The hypo-methylation score is calculated by performing binomial test on each individual base count pair and then using the survival function (1 - p
) as the value. This score ranges from 0 to 1, the higher, the more hypo-methylated (potentially, more open and active). A cutoff value is applied so that only significant values are stored. During analysis using this matrix, we will apply more filters and then binarize it to apply the algorithms adapted from snATAC-seq analysis.
The hyper-methylation score is for the reverse trend as the hypo-methylation score (using p
, instead of 1 - p
). It is used for cases where hyper-methylation is of the interests. For example, the methylation level of GpC context when the assay contains NOMe treatment (hyper-methylation means open region).
Annotated Genome Region Matrix¶
RegionDS file: N-D dense matrix for Genome Region with various annotations¶
A RegionDS
can be created from DMR analysis or a set of genomic regions in a BED file. An initial RegionDS only contains genome coordinates of the regions, it can then be annotated with other genomic features, epigenomic profiles, TF binding motifs, etc. Other genomic analysis such as Region-Region correlation and enhancer prediction can be performed after a rich annotated RegionDS. RegionDS is ready to handle millions of regions with the wonderful xarray and zarr package as backends.

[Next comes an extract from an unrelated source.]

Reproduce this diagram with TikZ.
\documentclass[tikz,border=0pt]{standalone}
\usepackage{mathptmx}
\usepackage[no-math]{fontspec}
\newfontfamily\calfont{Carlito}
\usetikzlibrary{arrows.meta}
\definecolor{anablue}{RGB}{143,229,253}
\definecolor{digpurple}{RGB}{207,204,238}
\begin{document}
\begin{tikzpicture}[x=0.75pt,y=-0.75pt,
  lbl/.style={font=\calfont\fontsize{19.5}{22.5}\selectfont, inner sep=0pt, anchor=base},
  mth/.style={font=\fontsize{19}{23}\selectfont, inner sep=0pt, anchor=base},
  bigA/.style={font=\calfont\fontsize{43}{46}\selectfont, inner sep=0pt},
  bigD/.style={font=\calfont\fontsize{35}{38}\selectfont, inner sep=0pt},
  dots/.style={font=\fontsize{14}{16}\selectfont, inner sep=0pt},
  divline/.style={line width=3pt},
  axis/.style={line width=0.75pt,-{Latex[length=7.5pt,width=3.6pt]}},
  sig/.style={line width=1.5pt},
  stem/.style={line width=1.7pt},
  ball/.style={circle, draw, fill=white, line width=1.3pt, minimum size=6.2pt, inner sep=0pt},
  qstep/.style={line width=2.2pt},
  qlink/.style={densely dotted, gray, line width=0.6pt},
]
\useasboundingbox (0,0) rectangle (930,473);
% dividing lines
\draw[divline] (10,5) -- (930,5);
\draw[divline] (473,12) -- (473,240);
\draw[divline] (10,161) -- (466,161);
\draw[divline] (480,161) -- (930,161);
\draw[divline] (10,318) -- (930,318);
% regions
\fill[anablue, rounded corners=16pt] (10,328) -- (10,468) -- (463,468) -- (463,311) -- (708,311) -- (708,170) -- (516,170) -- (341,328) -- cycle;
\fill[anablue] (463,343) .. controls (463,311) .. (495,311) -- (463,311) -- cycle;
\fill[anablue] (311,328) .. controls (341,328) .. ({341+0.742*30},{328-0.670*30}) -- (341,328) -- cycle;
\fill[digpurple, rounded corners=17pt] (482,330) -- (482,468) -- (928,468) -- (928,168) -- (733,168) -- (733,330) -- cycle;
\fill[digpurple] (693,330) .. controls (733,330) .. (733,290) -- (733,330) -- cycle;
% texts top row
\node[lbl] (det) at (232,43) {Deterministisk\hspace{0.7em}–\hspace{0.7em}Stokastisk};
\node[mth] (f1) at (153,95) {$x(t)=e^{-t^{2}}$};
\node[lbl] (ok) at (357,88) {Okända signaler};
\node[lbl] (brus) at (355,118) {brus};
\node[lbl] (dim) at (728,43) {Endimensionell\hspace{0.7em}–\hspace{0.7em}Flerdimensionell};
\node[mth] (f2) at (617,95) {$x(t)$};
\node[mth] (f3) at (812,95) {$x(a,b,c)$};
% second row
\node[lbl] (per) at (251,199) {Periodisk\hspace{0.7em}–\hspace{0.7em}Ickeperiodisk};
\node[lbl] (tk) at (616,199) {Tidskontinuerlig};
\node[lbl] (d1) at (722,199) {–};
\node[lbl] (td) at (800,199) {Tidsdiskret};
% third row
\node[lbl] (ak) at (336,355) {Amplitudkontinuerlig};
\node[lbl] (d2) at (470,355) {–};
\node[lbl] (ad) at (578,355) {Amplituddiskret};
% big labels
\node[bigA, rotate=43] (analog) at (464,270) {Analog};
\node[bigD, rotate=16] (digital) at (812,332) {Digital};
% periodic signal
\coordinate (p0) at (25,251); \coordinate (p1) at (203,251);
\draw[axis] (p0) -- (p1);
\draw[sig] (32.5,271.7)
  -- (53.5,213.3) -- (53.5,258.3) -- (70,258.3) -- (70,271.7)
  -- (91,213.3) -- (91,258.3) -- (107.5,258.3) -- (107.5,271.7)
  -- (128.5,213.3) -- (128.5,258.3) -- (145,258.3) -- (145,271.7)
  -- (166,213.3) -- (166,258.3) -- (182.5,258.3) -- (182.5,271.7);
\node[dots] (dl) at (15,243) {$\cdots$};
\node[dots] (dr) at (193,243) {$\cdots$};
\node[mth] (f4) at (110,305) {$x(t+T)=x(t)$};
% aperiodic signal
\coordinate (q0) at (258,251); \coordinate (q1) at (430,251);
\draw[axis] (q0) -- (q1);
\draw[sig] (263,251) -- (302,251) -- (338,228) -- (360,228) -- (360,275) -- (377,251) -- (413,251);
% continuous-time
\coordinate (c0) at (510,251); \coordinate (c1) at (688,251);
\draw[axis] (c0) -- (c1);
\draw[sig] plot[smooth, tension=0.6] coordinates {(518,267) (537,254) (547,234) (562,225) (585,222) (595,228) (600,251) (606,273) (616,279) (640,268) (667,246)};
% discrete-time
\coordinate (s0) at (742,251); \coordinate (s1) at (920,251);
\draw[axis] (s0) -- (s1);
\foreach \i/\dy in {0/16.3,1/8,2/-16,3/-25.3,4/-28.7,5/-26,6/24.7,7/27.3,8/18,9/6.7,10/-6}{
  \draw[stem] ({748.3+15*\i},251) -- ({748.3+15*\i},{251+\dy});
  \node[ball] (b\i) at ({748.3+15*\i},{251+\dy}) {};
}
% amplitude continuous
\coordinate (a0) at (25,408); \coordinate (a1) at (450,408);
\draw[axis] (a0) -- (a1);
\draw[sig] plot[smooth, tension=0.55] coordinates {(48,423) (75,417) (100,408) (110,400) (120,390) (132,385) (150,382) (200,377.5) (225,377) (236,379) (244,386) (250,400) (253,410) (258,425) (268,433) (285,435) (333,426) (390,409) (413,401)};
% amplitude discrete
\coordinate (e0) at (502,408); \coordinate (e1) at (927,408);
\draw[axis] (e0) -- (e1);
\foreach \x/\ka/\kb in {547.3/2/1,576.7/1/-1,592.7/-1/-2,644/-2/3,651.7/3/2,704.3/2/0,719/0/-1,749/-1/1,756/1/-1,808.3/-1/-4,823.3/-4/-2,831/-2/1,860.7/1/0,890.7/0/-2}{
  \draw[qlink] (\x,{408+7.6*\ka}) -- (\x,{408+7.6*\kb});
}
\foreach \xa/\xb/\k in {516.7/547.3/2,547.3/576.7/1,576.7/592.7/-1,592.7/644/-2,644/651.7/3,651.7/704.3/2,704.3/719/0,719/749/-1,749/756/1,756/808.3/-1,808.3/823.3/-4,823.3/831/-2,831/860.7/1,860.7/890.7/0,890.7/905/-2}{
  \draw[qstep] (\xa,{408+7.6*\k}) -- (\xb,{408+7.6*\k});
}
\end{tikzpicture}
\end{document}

Relationships between RegionDS and MCDS¶
MCDS
and RegionDS
are very similar data structures designed for different purpose (cellular and genomic analysis). Two key ideas for understanding their relationship includes:
The MCDS and RegionDS are both inherited from the
xarray.Dataset
class, which internally uses the zarr format for data storage and lazy loading as well as the dask package for parallel computation.The methods in MCDS treat cells as observations and genomic regions as features; the goal is to do cellular analysis. The methods in RegionDS treat genomic regions as observations and cell or cell clusters as features; the goal is to do genomic analysis.